I purchased my Antarctica $10 1987 Tin (Pewter) plain edge coin directly from Fred R. Zinkann through his Ebay auction. He sells the coins via eBay, using the nom-de-plume “equillink”.
 
Probably in the end 2005, Fred minted some more of these coins in various metals using the same dies. I managed to grab one piece in .999Niobium, 3.5 grams with plain edge. It is 25 mm in diameter with 1.0 mm thick. Mintage of these coin in Niobium is believed to be 19.
 
Information on Niobium:

Symbol: Nb, Atomic Number: 41, Atomic Weight: 92.90638, Density: 8.57 g/cc, Melting Point: 2477 degrees C.

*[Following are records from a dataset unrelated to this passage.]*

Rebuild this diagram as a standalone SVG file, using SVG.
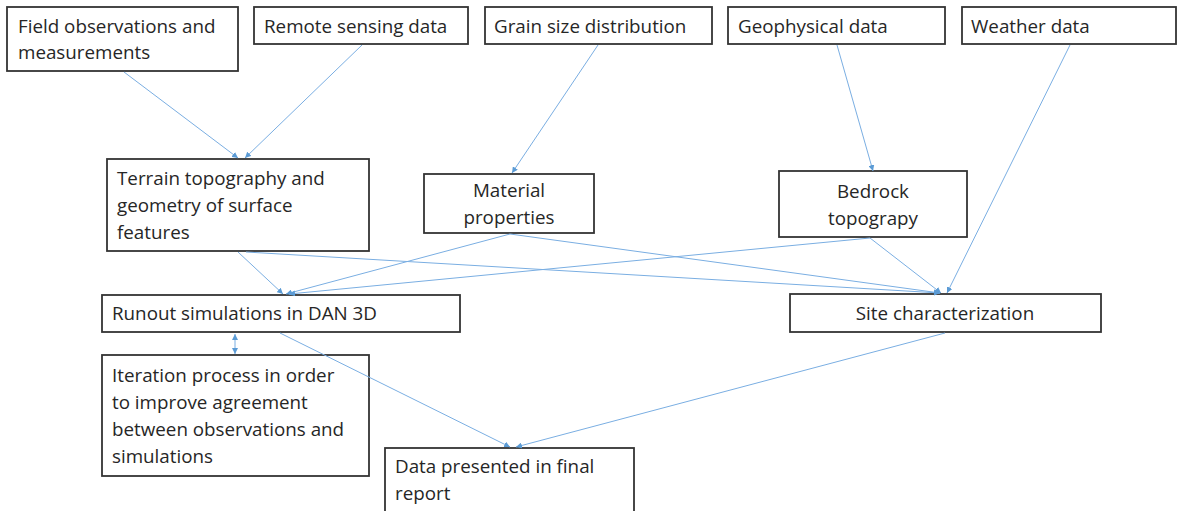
<svg xmlns="http://www.w3.org/2000/svg" width="1178" height="511" viewBox="0 0 1178 511">
<defs>
<marker id="ah" viewBox="0 0 10 10" refX="10" refY="5" markerWidth="6" markerHeight="6" markerUnits="userSpaceOnUse" orient="auto-start-reverse">
<path d="M0,0 L10,5 L0,10 z" fill="#5B9BD5"/>
</marker>
<style>
.box{fill:#fff;stroke:#333;stroke-width:1.8}
.t{font-family:"Open Sans","Liberation Sans",Arial,sans-serif;font-size:18.8px;fill:#262626}
.c{text-anchor:middle}
.ln{stroke:#7AAEE2;stroke-width:1;fill:none;marker-end:url(#ah)}
</style>
</defs>
<rect width="1178" height="511" fill="#fff"/>
<g id="n-field"><rect class="box" x="7" y="7" width="231" height="64"/><text class="t" x="18" y="33">Field observations and</text><text class="t" x="18" y="59">measurements</text></g>
<g id="n-remote"><rect class="box" x="254" y="7" width="214" height="37"/><text class="t" x="264" y="33">Remote sensing data</text></g>
<g id="n-grain"><rect class="box" x="485" y="7" width="227" height="37"/><text class="t" x="494" y="33">Grain size distribution</text></g>
<g id="n-geo"><rect class="box" x="728" y="7" width="217" height="37"/><text class="t" x="738" y="33">Geophysical data</text></g>
<g id="n-weather"><rect class="box" x="962" y="7" width="214" height="37"/><text class="t" x="971" y="33">Weather data</text></g>
<g id="n-terrain"><rect class="box" x="107" y="159" width="262" height="92"/><text class="t" x="117" y="185">Terrain topography and</text><text class="t" x="117" y="212">geometry of surface</text><text class="t" x="117" y="239">features</text></g>
<g id="n-material"><rect class="box" x="424" y="174" width="170" height="59"/><text class="t c" x="509" y="197">Material</text><text class="t c" x="509" y="224">properties</text></g>
<g id="n-bedrock"><rect class="box" x="779" y="171" width="188" height="66"/><text class="t c" x="873" y="198">Bedrock</text><text class="t c" x="873" y="225">topograpy</text></g>
<g id="n-runout"><rect class="box" x="102" y="295" width="358" height="37"/><text class="t" x="112" y="320">Runout simulations in DAN 3D</text></g>
<g id="n-site"><rect class="box" x="790" y="294" width="311" height="38"/><text class="t c" x="945" y="320">Site characterization</text></g>
<g id="n-iter"><rect class="box" x="102" y="355" width="267" height="121"/><text class="t" x="112" y="382">Iteration process in order</text><text class="t" x="112" y="409">to improve agreement</text><text class="t" x="112" y="436">between observations and</text><text class="t" x="112" y="463">simulations</text></g>
<g id="n-data"><rect class="box" x="385" y="448" width="249" height="66"/><text class="t" x="395" y="473">Data presented in final</text><text class="t" x="395" y="500">report</text></g>
<g id="connectors">
<line class="ln" x1="124" y1="72" x2="238" y2="158"/>
<line class="ln" x1="362" y1="45" x2="245" y2="158"/>
<line class="ln" x1="598" y1="45" x2="512" y2="173"/>
<line class="ln" x1="837" y1="45" x2="873" y2="171"/>
<line class="ln" x1="1070" y1="45" x2="947" y2="293"/>
<line class="ln" x1="238" y1="252" x2="283" y2="294"/>
<line class="ln" x1="246" y1="252" x2="940" y2="293"/>
<line class="ln" x1="510" y1="234" x2="286" y2="294"/>
<line class="ln" x1="510" y1="234" x2="940" y2="293"/>
<line class="ln" x1="870" y1="238" x2="289" y2="294"/>
<line class="ln" x1="870" y1="238" x2="941" y2="293"/>
<line class="ln" x1="235" y1="334" x2="235" y2="354" style="marker-start:url(#ah)"/>
<line class="ln" x1="280" y1="333" x2="510" y2="447"/>
<line class="ln" x1="945" y1="333" x2="516" y2="447"/>
</g>
</svg>
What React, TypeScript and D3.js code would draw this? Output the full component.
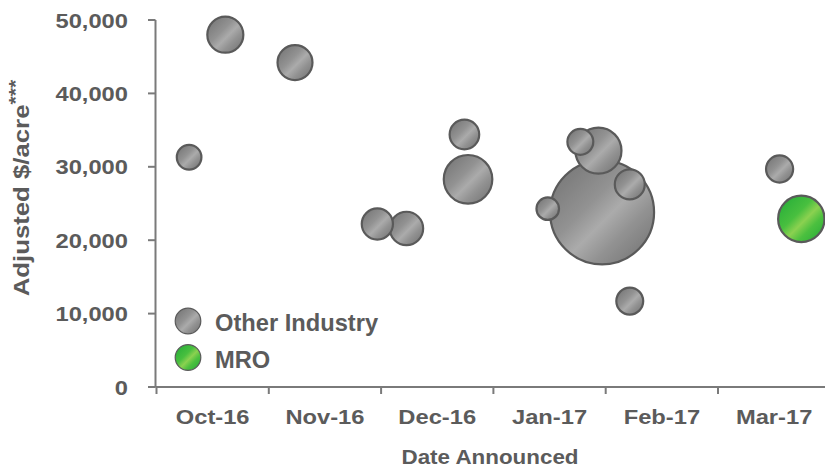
import React from "react";
import * as d3 from "d3";

// Deals announced, Oct-16 .. Mar-17
const monthLabels = ["Oct-16", "Nov-16", "Dec-16", "Jan-17", "Feb-17", "Mar-17"];
const monthStarts = ["2016-10-01", "2016-11-01", "2016-12-01", "2017-01-01", "2017-02-01", "2017-03-01"];

const otherDates = [
  "2016-10-10", "2016-10-20", "2016-11-08", "2016-11-30", "2016-12-08",
  "2016-12-24", "2016-12-25", "2017-01-16", "2017-01-31", "2017-01-30",
  "2017-01-25", "2017-02-07", "2017-02-07", "2017-03-18",
];
const otherPerAcre = [
  31300, 48000, 44200, 22200, 21600,
  34400, 28300, 24300, 23800, 32200,
  33400, 27600, 11700, 29700,
];
const otherSize = [
  5.6, 12.0, 11.3, 9.0, 10.3,
  8.1, 21.8, 4.7, 100, 19.6,
  6.2, 8.3, 6.7, 6.8,
];

const mroDates = ["2017-03-24"];
const mroPerAcre = [22900];
const mroSize = [19.9];

const yTickValues = [0, 10000, 20000, 30000, 40000, 50000];

const W = 825;
const H = 468;
const TEXT = "#5b5b5b";
const AXIS = "#7a7a7a";
const STROKE = "#5a5a5a";
const FONT = "'Liberation Sans', Arial, sans-serif";

// position of a date on the month axis: month index + fraction of month elapsed
const parse = d3.timeParse("%Y-%m-%d");
const monthPos = (s: string) => {
  const d = parse(s)!;
  const idx = monthStarts.findIndex((m) => {
    const start = parse(m)!;
    const next = d3.timeMonth.offset(start, 1);
    return d >= start && d < next;
  });
  const start = parse(monthStarts[idx])!;
  const days = d3.timeDay.count(start, d3.timeMonth.offset(start, 1));
  return idx + (d.getDate() - 1) / days;
};

const x = d3.scaleLinear().domain([0, 6]).range([156.5, 830.3]);
const y = d3.scaleLinear().domain([0, 50000]).range([387, 20]);
const r = d3.scaleSqrt().domain([0, 100]).range([0, 52]);
const fmt = d3.format(",");

type Bubble = { pos: number; val: number; size: number; fill: string };

const others: Bubble[] = otherDates.map((d, i) => ({
  pos: monthPos(d),
  val: otherPerAcre[i],
  size: otherSize[i],
  fill: "url(#gradGray)",
}));
const mro: Bubble[] = mroDates.map((d, i) => ({
  pos: monthPos(d),
  val: mroPerAcre[i],
  size: mroSize[i],
  fill: "url(#gradGreen)",
}));

const Label = ({
  x: tx, y: ty, sx = 1, anchor = "start", size, rotate, children,
}: {
  x: number; y: number; sx?: number; anchor?: string; size: number; rotate?: number; children: React.ReactNode;
}) => (
  <text
    transform={`translate(${tx},${ty})${rotate ? ` rotate(${rotate})` : ""} scale(${sx},1)`}
    textAnchor={anchor}
    fontSize={size}
    fontWeight="bold"
    fontFamily={FONT}
    fill={TEXT}
  >
    {children}
  </text>
);

export default function App() {
  const sorted = [...others].sort((a, b) => b.size - a.size);
  const bubbles = [...sorted, ...mro];
  const yTicks = y.ticks(5).filter((t) => yTickValues.includes(t));

  return (
    <div style={{ position: "absolute", left: 0, top: 0 }}>
      <svg width={W} height={H} style={{ display: "block", background: "#fff" }}>
        <defs>
          <linearGradient id="gradGray" x1="0" y1="0" x2="1" y2="1">
            <stop offset="0" stopColor="#707070" />
            <stop offset="0.4" stopColor="#929292" />
            <stop offset="0.55" stopColor="#ababab" />
            <stop offset="0.7" stopColor="#929292" />
            <stop offset="1" stopColor="#6e6e6e" />
          </linearGradient>
          <linearGradient id="gradGreen" x1="0" y1="0" x2="1" y2="1">
            <stop offset="0" stopColor="#20aa37" />
            <stop offset="0.4" stopColor="#48bf3f" />
            <stop offset="0.55" stopColor="#8bd150" />
            <stop offset="0.7" stopColor="#4cc03f" />
            <stop offset="1" stopColor="#1fa936" />
          </linearGradient>
        </defs>

        {/* y axis */}
        <line x1={155.5} x2={155.5} y1={y(50000)} y2={y(0)} stroke={AXIS} strokeWidth={2} />
        {yTicks.map((t) => (
          <g key={t}>
            <line x1={148} x2={155.5} y1={y(t)} y2={y(t)} stroke={AXIS} strokeWidth={2} />
            <Label x={128} y={y(t) + 7.5} anchor="end" size={21} sx={1.13}>
              {fmt(t)}
            </Label>
          </g>
        ))}

        {/* x axis */}
        <line x1={155.5} x2={W} y1={y(0)} y2={y(0)} stroke={AXIS} strokeWidth={2} />
        {d3.range(0, 7).map((i) => (
          <line key={i} x1={x(i)} x2={x(i)} y1={y(0)} y2={y(0) + 7} stroke={AXIS} strokeWidth={2} />
        ))}
        {monthLabels.map((m, i) => (
          <Label key={m} x={x(i + 0.5)} y={424} anchor="middle" size={21} sx={1.13}>
            {m}
          </Label>
        ))}

        {/* axis titles */}
        <Label x={490} y={463.5} anchor="middle" size={20} sx={1.12}>
          Date Announced
        </Label>
        <Label x={28.5} y={188} anchor="middle" size={23} sx={1.12} rotate={-90}>
          Adjusted $/acre
          <tspan fontSize={19} dy={-7}>***</tspan>
        </Label>

        {/* bubbles */}
        {bubbles.map((b, i) => (
          <circle
            key={i}
            cx={x(b.pos)}
            cy={y(b.val)}
            r={r(b.size)}
            fill={b.fill}
            stroke={STROKE}
            strokeWidth={2.2}
          />
        ))}

        {/* legend */}
        <circle cx={188} cy={321} r={12.8} fill="url(#gradGray)" stroke={STROKE} strokeWidth={1.2} />
        <Label x={215} y={330.5} size={23} sx={1.03}>Other Industry</Label>
        <circle cx={188} cy={357.5} r={12.8} fill="url(#gradGreen)" stroke={STROKE} strokeWidth={1.2} />
        <Label x={215} y={367.5} size={23} sx={1.03}>MRO</Label>
      </svg>
    </div>
  );
}
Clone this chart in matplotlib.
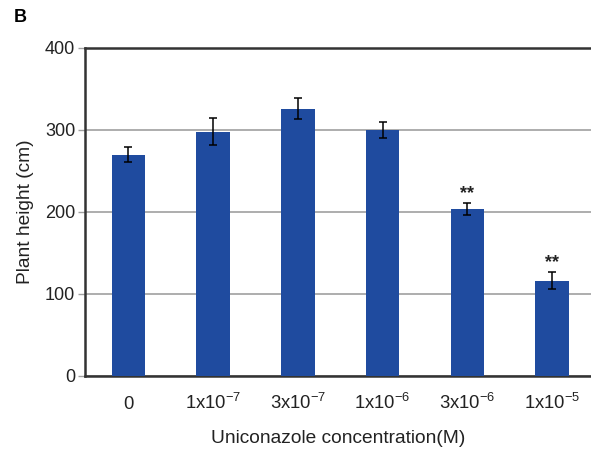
import matplotlib
matplotlib.use("Agg")
import matplotlib.pyplot as plt

plt.rcParams['font.family'] = ['Liberation Sans', 'DejaVu Sans']
plt.rcParams['mathtext.fontset'] = 'custom'
plt.rcParams['mathtext.rm'] = 'Liberation Sans'
plt.rcParams['mathtext.it'] = 'Liberation Sans'

concentrations = ['0', '1x10$^{-7}$', '3x10$^{-7}$', '1x10$^{-6}$', '3x10$^{-6}$', '1x10$^{-5}$']
heights = [270, 298, 326, 300, 204, 116]
errors = [9, 16.5, 13, 9.5, 7.5, 10.5]
stars = ['', '', '', '', '**', '**']

fig = plt.figure(figsize=(5.91, 4.55), dpi=100)
ax = fig.add_axes([85 / 591, 1 - 376 / 455, 1 - 85 / 591, (376 - 48) / 455])

x = list(range(len(heights)))
ax.bar(x, heights, width=0.395, color='#1f4b9f', zorder=3)
ax.errorbar(x, heights, yerr=errors, fmt='none', ecolor='black',
            elinewidth=1.1, capsize=3, capthick=1.1, zorder=4)

for i in range(len(heights)):
    if stars[i]:
        ax.text(x[i], heights[i] + errors[i] + 1, stars[i], ha='center',
                va='bottom', fontsize=13, fontweight='bold', color='#222222')

ax.set_xlim(-0.511, 5.46)
ax.set_ylim(0, 400)
ax.set_yticks([0, 100, 200, 300, 400])
ax.yaxis.grid(True, color='#a0a0a0', linewidth=1.2, zorder=0)
ax.set_axisbelow(True)

ax.set_xticks(x)
ax.set_xticklabels(concentrations, fontsize=13.3, color='#222222')
for lbl in ax.get_xticklabels():
    lbl.set_verticalalignment('baseline')
ax.tick_params(axis='x', length=0, pad=24)
ax.tick_params(axis='y', length=5, width=1, color='#a0a0a0', labelsize=13,
               labelcolor='#222222', pad=2)

for s in ['left', 'bottom', 'top']:
    ax.spines[s].set_linewidth(1.8)
    ax.spines[s].set_color('#333333')
ax.spines['right'].set_visible(False)

ax.set_xlabel('Uniconazole concentration(M)', fontsize=13.8, color='#222222', labelpad=12)
ax.set_ylabel('Plant height (cm)', fontsize=13.8, color='#222222', labelpad=8)

fig.text(14 / 591, 1 - 18 / 455, 'B', fontsize=13, fontweight='bold', va='center')

fig.savefig('out.png', dpi=100)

Niobium is a shiny silver-white metal which is ductile and stable in air at room temperature. The metal will slowly develop a bluish tinge when exposed to air for a long time, and will readily oxidize at temperatures above 200°C. Niobium is chemically similar to Tantalum and as a result these metals are difficult to separate from their ores. It has very good corrosion resistance to diluted acids and certain other corrosive chemicals however it is readily attacked by strong alkalis and hot concentrated acids.
Niobium is used extensively in alloys for corrosion resistance, and in alloys for nuclear reactors. It is also used in body piercing jewelry due to its bluish color. The metal was given it's current name in 1950, prior to that it was called Columbium, a name that industry sometimes still uses to identify the metal.